Academic background
- Education: Science, 1995, Champlain College Saint-Lambert BSc, Chemical Engineering, 1999, McGill University MSc, PhD, 2005, Yale University
- Thesis: Spatial distributions of retained colloidal and microbial particles in porous media: measurements, modeling and mechanisms (2005)

Academic work
- Institutions: McGill University

= Nathalie Tufenkji =

Canadian chemical engineer

Nathalie Tufenkji is a Canadian chemical engineer. She is a Tier 1 Canada Research Chair in Biocolloids and Surfaces and a professor of Chemical Engineering at McGill University. In 2022, Tufenkji was recognized by the Ordre des ingénieurs du Québec with their Honoris Genius award in the Research or Teaching category.

==Early life and education==
Tufenkji graduated from Champlain College Saint-Lambert in 1995 where she specialized in science. Following CEGEP, she enrolled at McGill University for her Bachelor of Science degree in chemical engineering and completed her Master of Science and PhD at Yale University. In her first year at Yale, Tufenkji was awarded a Graduate Fellowship by the Natural Sciences and Engineering Research Council of Canada (NSERC). Upon graduating from Yale in 2005, Tufenkji became one of two women to earn Yale's Becton Prize for best PhD in engineering and applied sciences. She also received the American Water Works Association Academic Achievement Award for best PhD dissertation.

==Career==
Upon completing her PhD, Tufenkji returned to McGill University as an assistant professor in 2005. In this role, she worked to develop new approaches to detecting pathogens in water. In 2006, she began an examination of how nanotechnology is dispersed in the environment, particularly with respect to contaminating water supplies. This then developed into examining the behaviour of microbial pathogens that leach into groundwater from sources like manure, wildlife excrement, leaching landfills, and leaking septic tanks. As a result of her academic research, Tufenkji was appointed the associate director of McGill's Brace Centre for Water Resources Management and a Canada Research Chair in Biocolloids and Surfaces. In these new roles, she received an NSERC grant for her project "Toxicity, transformations and transport of engineered nanoparticles in soils: New approaches to detect and characterize environmental risks." Her efforts were later recognized with the Women of Distinction Award by the YWCA Montreal. Tufenkji's research was lauded explicitly for "positioning Canada at the forefront of research that combines public health and environmental protection.”

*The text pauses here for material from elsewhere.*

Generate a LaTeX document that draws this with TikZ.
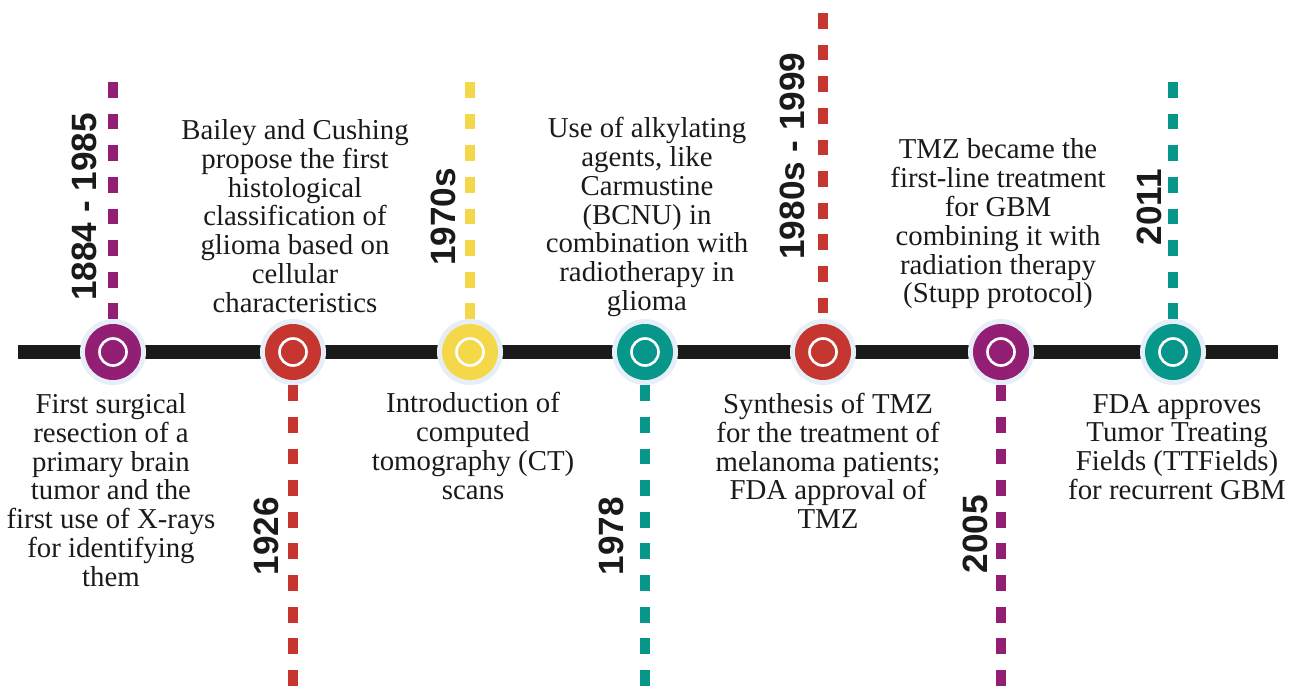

Through her tenure at McGill, Tufenkji continued her research in the areas of green nanotechnology, biosensing and bioadhesion, antimicrobial materials in nature, and water quality protection. As such, Tufenkji joined an international team of scientists working to develop a guideline for the Organisation for Economic Co-operation and Development for the testing of nanomaterial leaching into soils. As a result of her research, she received McGill's Principal's Prize for Emerging Researchers. She was also elected a Member of the Royal Society of Canada's College of New Scholars, Artists and Scientists. In 2017, Tufenkji was promoted to a Tier 1 Canada Research Chair in Biocolloids and Surfaces.

Tufenkji focus on contamination led her to discover that maple syrup, combined with antibiotics, could be used to kill up to 90% of bacteria. She also found that the syrup disabled the bacteria's ability to adjust the permeability of their membrane, allowing more antibiotics to enter and reducing the bacteria's capacity to expel them. In May 2020, Tufenkji received the Killam Research Fellowship from the Canada Council for the Arts to support her research on addressing the global crisis of plastic pollution in soils and freshwater. The following month, she was named the winner of the Award for the Support of Women in the Engineering Profession by Engineers Canada. Tufenkji was also elected a Fellow of the Canadian Academy of Engineering for her "exceptional contributions towards sustainable development of nanotechnology, solving problems linked with plastic pollution, and the control of harmful bacteria." In 2022, Tufenkji was recognized by the Ordre des ingénieurs du Québec with their Honoris Genius award in the Research or Teaching category. The following year, she was named a Fellow of the Royal Society of Canada.